Laïcards vs curaillons
On croyait cette vieille querelle française morte et enterrée depuis des lustres malgré quelques soubresauts. Patatras, notre toute nouvelle ministre de l'Educ nat. l'a réveillée avec une déclaration aussi courte qu'incendiaire : elle avait retiré ses enfants du public à cause des cours non remplacés et les avait mis dans le privé où ils s'épanouissaient. Que n'avait-elle pas dit là! reprocher aux profs du public leur absentéisme, c'est chatouiller les naseaux du taureau, et que n'avait-elle pas fait! abriter sa couvée dans un établissement élitiste (100% de réussite au bac) où règnent la conversion forcée et une discipline militaire allant jusqu'à la brutalité. La gaffe était énorme, et ses prédécesseurs qui n'en pensaient pas moins (hein, Pape Ndiaye!) collaient discrètement leur marmaille dans le privé et fuyaient les questions indiscrètes. Faut-il incriminer la naïveté de la nouvelle ministre (je n'ose dire sa bêtise), qui n'était pas habituée à un public à l'épiderme si sensible? Peut-être, mais je me demande si la gaffe n'estt pas due à une attaque de lucidité quand elle a vu sur quelle galère elle mettait le pied : elle se mettait ainsi dans une situation qui l'obligeait à démissionner, et si elle ne l'a pas fait encore c'est que Macron fait un sacré forcing et, comme disent les sportifs, elle n'a pas le mental pour résister. Elle le paiera un jour, toutefois en ce moment c'est Stanislas qui prend des coups, mais les parents font le gros dos, les élèves n'ont aucune envie de se révolter et les rapports font pschutt pour la plupart. Dieu est à leurs côtés...

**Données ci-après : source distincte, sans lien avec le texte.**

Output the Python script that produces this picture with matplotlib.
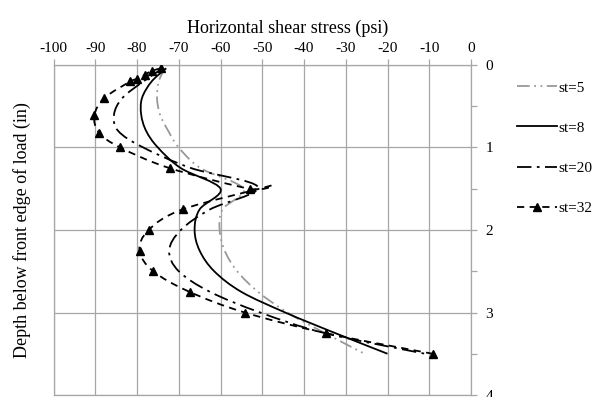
import numpy as np
import matplotlib
matplotlib.use('Agg')
import matplotlib.pyplot as plt
from matplotlib.path import Path
from matplotlib.patches import PathPatch
from matplotlib.lines import Line2D

plt.rcParams['font.family'] = ['Liberation Serif', 'DejaVu Serif']
plt.rcParams['font.size'] = 11
plt.rcParams['axes.unicode_minus'] = False

# depth (in) and horizontal shear stress (psi)
st5_x = [-73.3, -74.8, -75.2, -74.5, -72.5, -70.0, -64.8, -54.5, -59.5, -60.2,
         -59.0, -56.0, -51.0, -44.0, -35.0, -25.5]
st5_y = [0.04, 0.2, 0.4, 0.6, 0.8, 1.0, 1.25, 1.5, 1.75, 2.0,
         2.25, 2.5, 2.75, 3.0, 3.25, 3.5]

st8_x = [-73.0, -76.5, -78.8, -79.0, -77.8, -75.0, -69.5, -60.0, -65.0, -66.2,
         -65.0, -61.5, -55.0, -44.5, -32.5, -20.0]
st8_y = [0.04, 0.2, 0.4, 0.6, 0.8, 1.0, 1.25, 1.5, 1.75, 2.0,
         2.25, 2.5, 2.75, 3.0, 3.25, 3.5]

st20_x = [-73.8, -78.5, -83.5, -85.5, -84.5, -78.5, -67.0, -51.0, -62.5, -69.5,
          -72.3, -70.0, -62.5, -50.5, -35.0, -11.0]
st20_y = [0.04, 0.2, 0.4, 0.6, 0.8, 1.0, 1.25, 1.48, 1.75, 2.0,
          2.25, 2.5, 2.75, 3.0, 3.25, 3.5]

st32_x = [-74.2, -76.4, -78.2, -80.0, -81.6, -87.8, -90.2, -89.1, -84.0, -72.2,
          -53.0, -48.5, -69.1, -77.2, -79.4, -76.1, -67.4, -54.2, -34.8, -9.2]
st32_y = [0.04, 0.07, 0.12, 0.17, 0.2, 0.4, 0.61, 0.82, 1.0, 1.25,
          1.5, 1.47, 1.75, 2.0, 2.25, 2.5, 2.75, 3.0, 3.25, 3.5]
st32_tip = 11  # overshoot of the smoothed line, no marker there

labels = ['st=5', 'st=8', 'st=20', 'st=32']


def smooth_path(xs, ys):
    # Catmull-Rom style smoothing like the spreadsheet "smoothed line"
    pts = np.column_stack([xs, ys])
    p = np.vstack([pts[0], pts, pts[-1]])
    verts = [pts[0]]
    codes = [Path.MOVETO]
    for i in range(1, len(p) - 2):
        c1 = p[i] + (p[i + 1] - p[i - 1]) / 6
        c2 = p[i + 1] - (p[i + 2] - p[i]) / 6
        verts += [c1, c2, p[i + 1]]
        codes += [Path.CURVE4] * 3
    return Path(verts, codes)


grid_c = '#a6a6a6'
styles = [
    dict(color='#999999', lw=1.3, ls=(0, (7, 2.5, 1, 2.5, 1, 2.5))),
    dict(color='black', lw=1.3, ls='-'),
    dict(color='black', lw=1.3, ls=(0, (8, 3, 1.5, 3))),
    dict(color='black', lw=1.3, ls=(0, (4, 3))),
]

fig = plt.figure(figsize=(5.95, 3.97), dpi=100)
ax = fig.add_axes([53.5 / 595, 1 - 395 / 397, (471 - 53.5) / 595, (395 - 65) / 397])

series = [(st5_x, st5_y), (st8_x, st8_y), (st20_x, st20_y), (st32_x, st32_y)]
for (xs, ys), s in zip(series, styles):
    ax.add_patch(PathPatch(smooth_path(xs, ys), fill=False, edgecolor=s['color'],
                           lw=s['lw'], linestyle=s['ls'], zorder=3))

idx = [i for i in range(len(st32_x)) if i != st32_tip]
ax.plot(np.array(st32_x)[idx], np.array(st32_y)[idx], '^', color='black',
        ms=6, zorder=4)

ax.set_xlim(-100, 0)
ax.set_ylim(4, 0)
ax.set_xticks(np.arange(-100, 1, 10))
ax.set_yticks([0, 1, 2, 3, 4])
ax.set_yticks(np.arange(0.5, 4, 1), minor=True)
ax.xaxis.tick_top()
ax.xaxis.set_label_position('top')
ax.yaxis.tick_right()
ax.yaxis.set_label_position('left')
ax.tick_params(axis='both', which='both', direction='out', length=4, width=0.9,
               color=grid_c, labelsize=11)
ax.tick_params(axis='x', pad=3.5)
ax.tick_params(axis='y', pad=6.5)
ax.grid(True, which='major', color=grid_c, lw=0.9)
ax.set_axisbelow(True)
for sp in ax.spines.values():
    sp.set_color(grid_c)
    sp.set_linewidth(0.9)

ax.set_xlabel('Horizontal shear stress (psi)', fontsize=13, labelpad=6)
ax.xaxis.label.set_x((288 - 53.5) / (471 - 53.5))
ax.set_ylabel('Depth below front edge of load (in)', fontsize=13, labelpad=16)

handles = []
for s, lab in zip(styles, labels):
    handles.append(Line2D([], [], color=s['color'], lw=s['lw'], ls=s['ls'],
                          marker='^' if lab == 'st=32' else None, ms=6, label=lab))
fig.legend(handles=handles, loc='upper left', bbox_to_anchor=(517 / 595, 1 - 81 / 397),
           frameon=False, fontsize=11, handlelength=2.6, handletextpad=0.1,
           labelspacing=1.73, borderpad=0, borderaxespad=0)

fig.savefig('out.png', dpi=100)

Depuis ma plus tendre jeunesse j'ai connu cette rivalité entre les deux écoles et je l'ai vu peu à peu s'estomper. Dans ma commune, à majorité catholique, coexistaient une école de garçons et une de filles laïques, une école religieuse de filles, plus quelques écoles de hameaux. Nous nous retrouvions au catéchisme le jeudi et le dimanche, au monument aux morts le 11 novembre et quand une cantine fut créée tous les écoliers se mélangeaient. Quelques familles très catholiques préféraient mettre leur garçon à la ville voisine, quelques bouffeurs de curés ironisaient quand ils voyaient le ventre d'une conventine s'arrondir, mais les esprits ne s'échauffaient pas sur le sujet. Le seul point de séparation était les commerçants auxquels un côté ou l'autre était fidèle, mais peu à peu, beaucoup fermèrent et cette différence disparut. Puis vint en 1959 la loi Debré qui permit aux établissements privés de signer un contrat avec l'Etat qui prenait en charge le salaire des enseignants. Il y eut un baroud d'honneur des laïques en 1960 au bois de Vincennes, mais les esprits ne tardèrent pas à se calmer et ce calme dura jusqu'à ce que Mitterrand (volens nolens, après tout c'était un ancien élève de Saint Paul d'Angoulême) rallume la mèche avec un projet de loi qui dressa contre lui les parents d'élèves catholiques qui organisérent en juin 1984 une immense manifestation à Paris et le projet fut enterré. Néanmoins je m'aperçus quans j'étais en poste dans des collèges de campagne qu'elle continuait "à la base". Beaucoup de Pegc (je vous parle d'un temps...)étaient des tigres féroces quand ils interrogeaient des élèves du privé pour des examens nationaux et j'avoue les avoir parfois provoqués en défendant les curés. Dans les lycées cette hostilité se manifestait très rarement. Et, de nouveau, les esprits s'apaisèrent et la coexistence pacifique règna. Mais c'est fini tout ça, une parole malheureuse aura été le brandon qui met le feu à la plaine, les Portes de la Guerre scolaire sont rouvertes. On verra bientôt de féroces sans-culottes mettre le siège devant Stanislas pour délivrer les malheureux élèves mis au cachot par leurs profs sadiques, on s'emparera de la ministre, on la tondra et on la promènera dans les rues de Paris; dans l'Ouest des guerrilleros arborant le Sacré-Coeur sur leur poitrine incendieront les écoles sans-dieu. Nous sommes à la veille de grands troubles et notre vieux pays va de nouveau se déchirer. Que Dieu ou la déesse Raison nous protège!